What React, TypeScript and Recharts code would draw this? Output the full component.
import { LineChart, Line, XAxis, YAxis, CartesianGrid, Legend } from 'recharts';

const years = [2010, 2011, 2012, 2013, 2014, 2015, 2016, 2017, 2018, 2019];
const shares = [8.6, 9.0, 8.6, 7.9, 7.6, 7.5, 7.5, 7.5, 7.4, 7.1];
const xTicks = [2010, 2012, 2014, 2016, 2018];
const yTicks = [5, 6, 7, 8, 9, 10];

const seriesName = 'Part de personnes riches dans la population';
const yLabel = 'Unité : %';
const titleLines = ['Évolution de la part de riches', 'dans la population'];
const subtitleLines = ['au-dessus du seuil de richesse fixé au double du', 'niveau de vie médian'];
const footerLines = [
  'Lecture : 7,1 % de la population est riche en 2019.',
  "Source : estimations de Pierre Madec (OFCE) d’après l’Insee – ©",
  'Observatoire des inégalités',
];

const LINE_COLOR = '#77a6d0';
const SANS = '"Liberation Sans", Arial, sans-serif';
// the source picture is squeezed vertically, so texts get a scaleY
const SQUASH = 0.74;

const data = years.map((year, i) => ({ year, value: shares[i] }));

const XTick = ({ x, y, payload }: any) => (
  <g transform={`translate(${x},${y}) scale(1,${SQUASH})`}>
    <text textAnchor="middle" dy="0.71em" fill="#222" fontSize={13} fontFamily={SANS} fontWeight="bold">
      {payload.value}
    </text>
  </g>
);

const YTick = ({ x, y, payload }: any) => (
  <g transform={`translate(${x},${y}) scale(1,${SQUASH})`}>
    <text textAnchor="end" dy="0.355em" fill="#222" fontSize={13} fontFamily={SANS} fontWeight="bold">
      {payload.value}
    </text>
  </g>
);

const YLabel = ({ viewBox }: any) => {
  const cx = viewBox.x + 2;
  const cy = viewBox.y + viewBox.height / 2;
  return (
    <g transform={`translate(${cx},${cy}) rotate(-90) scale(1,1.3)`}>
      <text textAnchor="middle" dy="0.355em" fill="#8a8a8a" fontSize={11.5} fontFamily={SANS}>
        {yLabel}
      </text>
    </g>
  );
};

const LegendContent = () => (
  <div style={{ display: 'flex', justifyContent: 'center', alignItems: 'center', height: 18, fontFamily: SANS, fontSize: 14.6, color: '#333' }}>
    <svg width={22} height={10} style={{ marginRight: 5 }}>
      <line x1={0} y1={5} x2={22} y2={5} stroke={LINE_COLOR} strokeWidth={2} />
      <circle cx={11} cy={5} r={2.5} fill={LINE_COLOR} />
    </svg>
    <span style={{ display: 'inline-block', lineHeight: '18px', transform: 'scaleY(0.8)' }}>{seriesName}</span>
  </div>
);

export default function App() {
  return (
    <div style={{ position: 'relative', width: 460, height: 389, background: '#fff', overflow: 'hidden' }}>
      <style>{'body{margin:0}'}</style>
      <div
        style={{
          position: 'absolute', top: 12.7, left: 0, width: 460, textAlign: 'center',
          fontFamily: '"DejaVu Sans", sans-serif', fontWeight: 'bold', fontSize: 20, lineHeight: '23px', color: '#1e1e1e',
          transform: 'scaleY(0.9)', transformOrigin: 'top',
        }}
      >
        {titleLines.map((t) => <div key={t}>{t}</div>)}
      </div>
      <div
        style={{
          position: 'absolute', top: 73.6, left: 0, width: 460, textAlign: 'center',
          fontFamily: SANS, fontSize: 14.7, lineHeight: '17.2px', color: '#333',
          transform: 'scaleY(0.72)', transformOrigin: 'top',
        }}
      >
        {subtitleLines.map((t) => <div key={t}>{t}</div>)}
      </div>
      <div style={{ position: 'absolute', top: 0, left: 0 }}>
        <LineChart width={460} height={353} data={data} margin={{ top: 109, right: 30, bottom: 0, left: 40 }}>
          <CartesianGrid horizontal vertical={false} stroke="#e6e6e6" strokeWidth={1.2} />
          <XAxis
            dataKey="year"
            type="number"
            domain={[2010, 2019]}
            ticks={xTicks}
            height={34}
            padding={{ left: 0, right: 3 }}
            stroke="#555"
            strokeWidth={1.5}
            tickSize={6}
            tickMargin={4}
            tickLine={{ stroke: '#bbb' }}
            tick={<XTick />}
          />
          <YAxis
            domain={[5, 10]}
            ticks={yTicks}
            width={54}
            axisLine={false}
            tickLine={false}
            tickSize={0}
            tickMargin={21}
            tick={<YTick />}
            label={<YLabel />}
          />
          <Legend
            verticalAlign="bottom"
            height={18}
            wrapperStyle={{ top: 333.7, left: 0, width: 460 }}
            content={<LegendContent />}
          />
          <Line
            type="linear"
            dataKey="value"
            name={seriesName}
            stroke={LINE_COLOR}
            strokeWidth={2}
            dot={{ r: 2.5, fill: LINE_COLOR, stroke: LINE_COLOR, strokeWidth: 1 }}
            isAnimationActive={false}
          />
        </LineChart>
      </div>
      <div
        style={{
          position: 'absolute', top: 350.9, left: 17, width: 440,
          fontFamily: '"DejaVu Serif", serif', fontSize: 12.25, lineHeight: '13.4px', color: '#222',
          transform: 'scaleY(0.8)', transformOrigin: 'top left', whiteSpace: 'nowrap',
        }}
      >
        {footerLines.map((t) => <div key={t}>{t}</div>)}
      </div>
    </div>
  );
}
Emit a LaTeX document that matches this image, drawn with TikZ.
══════════
**Given exercise**:
Produce an exact copy of all the records.

**Worked answer**:
What React, TypeScript and Recharts code would draw this? Output the full component.
import { LineChart, Line, XAxis, YAxis, CartesianGrid, Legend } from 'recharts';

const years = [2010, 2011, 2012, 2013, 2014, 2015, 2016, 2017, 2018, 2019];
const shares = [8.6, 9.0, 8.6, 7.9, 7.6, 7.5, 7.5, 7.5, 7.4, 7.1];
const xTicks = [2010, 2012, 2014, 2016, 2018];
const yTicks = [5, 6, 7, 8, 9, 10];

const seriesName = 'Part de personnes riches dans la population';
const yLabel = 'Unité : %';
const titleLines = ['Évolution de la part de riches', 'dans la population'];
const subtitleLines = ['au-dessus du seuil de richesse fixé au double du', 'niveau de vie médian'];
const footerLines = [
  'Lecture : 7,1 % de la population est riche en 2019.',
  "Source : estimations de Pierre Madec (OFCE) d’après l’Insee – ©",
  'Observatoire des inégalités',
];

const LINE_COLOR = '#77a6d0';
const SANS = '"Liberation Sans", Arial, sans-serif';
// the source picture is squeezed vertically, so texts get a scaleY
const SQUASH = 0.74;

const data = years.map((year, i) => ({ year, value: shares[i] }));

const XTick = ({ x, y, payload }: any) => (
  <g transform={`translate(${x},${y}) scale(1,${SQUASH})`}>
    <text textAnchor="middle" dy="0.71em" fill="#222" fontSize={13} fontFamily={SANS} fontWeight="bold">
      {payload.value}
    </text>
  </g>
);

const YTick = ({ x, y, payload }: any) => (
  <g transform={`translate(${x},${y}) scale(1,${SQUASH})`}>
    <text textAnchor="end" dy="0.355em" fill="#222" fontSize={13} fontFamily={SANS} fontWeight="bold">
      {payload.value}
    </text>
  </g>
);

const YLabel = ({ viewBox }: any) => {
  const cx = viewBox.x + 2;
  const cy = viewBox.y + viewBox.height / 2;
  return (
    <g transform={`translate(${cx},${cy}) rotate(-90) scale(1,1.3)`}>
      <text textAnchor="middle" dy="0.355em" fill="#8a8a8a" fontSize={11.5} fontFamily={SANS}>
        {yLabel}
      </text>
    </g>
  );
};

const LegendContent = () => (
  <div style={{ display: 'flex', justifyContent: 'center', alignItems: 'center', height: 18, fontFamily: SANS, fontSize: 14.6, color: '#333' }}>
    <svg width={22} height={10} style={{ marginRight: 5 }}>
      <line x1={0} y1={5} x2={22} y2={5} stroke={LINE_COLOR} strokeWidth={2} />
      <circle cx={11} cy={5} r={2.5} fill={LINE_COLOR} />
    </svg>
    <span style={{ display: 'inline-block', lineHeight: '18px', transform: 'scaleY(0.8)' }}>{seriesName}</span>
  </div>
);

export default function App() {
  return (
    <div style={{ position: 'relative', width: 460, height: 389, background: '#fff', overflow: 'hidden' }}>
      <style>{'body{margin:0}'}</style>
      <div
        style={{
          position: 'absolute', top: 12.7, left: 0, width: 460, textAlign: 'center',
          fontFamily: '"DejaVu Sans", sans-serif', fontWeight: 'bold', fontSize: 20, lineHeight: '23px', color: '#1e1e1e',
          transform: 'scaleY(0.9)', transformOrigin: 'top',
        }}
      >
        {titleLines.map((t) => <div key={t}>{t}</div>)}
      </div>
      <div
        style={{
          position: 'absolute', top: 73.6, left: 0, width: 460, textAlign: 'center',
          fontFamily: SANS, fontSize: 14.7, lineHeight: '17.2px', color: '#333',
          transform: 'scaleY(0.72)', transformOrigin: 'top',
        }}
      >
        {subtitleLines.map((t) => <div key={t}>{t}</div>)}
      </div>
      <div style={{ position: 'absolute', top: 0, left: 0 }}>
        <LineChart width={460} height={353} data={data} margin={{ top: 109, right: 30, bottom: 0, left: 40 }}>
          <CartesianGrid horizontal vertical={false} stroke="#e6e6e6" strokeWidth={1.2} />
          <XAxis
            dataKey="year"
            type="number"
            domain={[2010, 2019]}
            ticks={xTicks}
            height={34}
            padding={{ left: 0, right: 3 }}
            stroke="#555"
            strokeWidth={1.5}
            tickSize={6}
            tickMargin={4}
            tickLine={{ stroke: '#bbb' }}
            tick={<XTick />}
          />
          <YAxis
            domain={[5, 10]}
            ticks={yTicks}
            width={54}
            axisLine={false}
            tickLine={false}
            tickSize={0}
            tickMargin={21}
            tick={<YTick />}
            label={<YLabel />}
          />
          <Legend
            verticalAlign="bottom"
            height={18}
            wrapperStyle={{ top: 333.7, left: 0, width: 460 }}
            content={<LegendContent />}
          />
          <Line
            type="linear"
            dataKey="value"
            name={seriesName}
            stroke={LINE_COLOR}
            strokeWidth={2}
            dot={{ r: 2.5, fill: LINE_COLOR, stroke: LINE_COLOR, strokeWidth: 1 }}
            isAnimationActive={false}
          />
        </LineChart>
      </div>
      <div
        style={{
          position: 'absolute', top: 350.9, left: 17, width: 440,
          fontFamily: '"DejaVu Serif", serif', fontSize: 12.25, lineHeight: '13.4px', color: '#222',
          transform: 'scaleY(0.8)', transformOrigin: 'top left', whiteSpace: 'nowrap',
        }}
      >
        {footerLines.map((t) => <div key={t}>{t}</div>)}
      </div>
    </div>
  );
}
Emit a LaTeX document that matches this image, drawn with TikZ.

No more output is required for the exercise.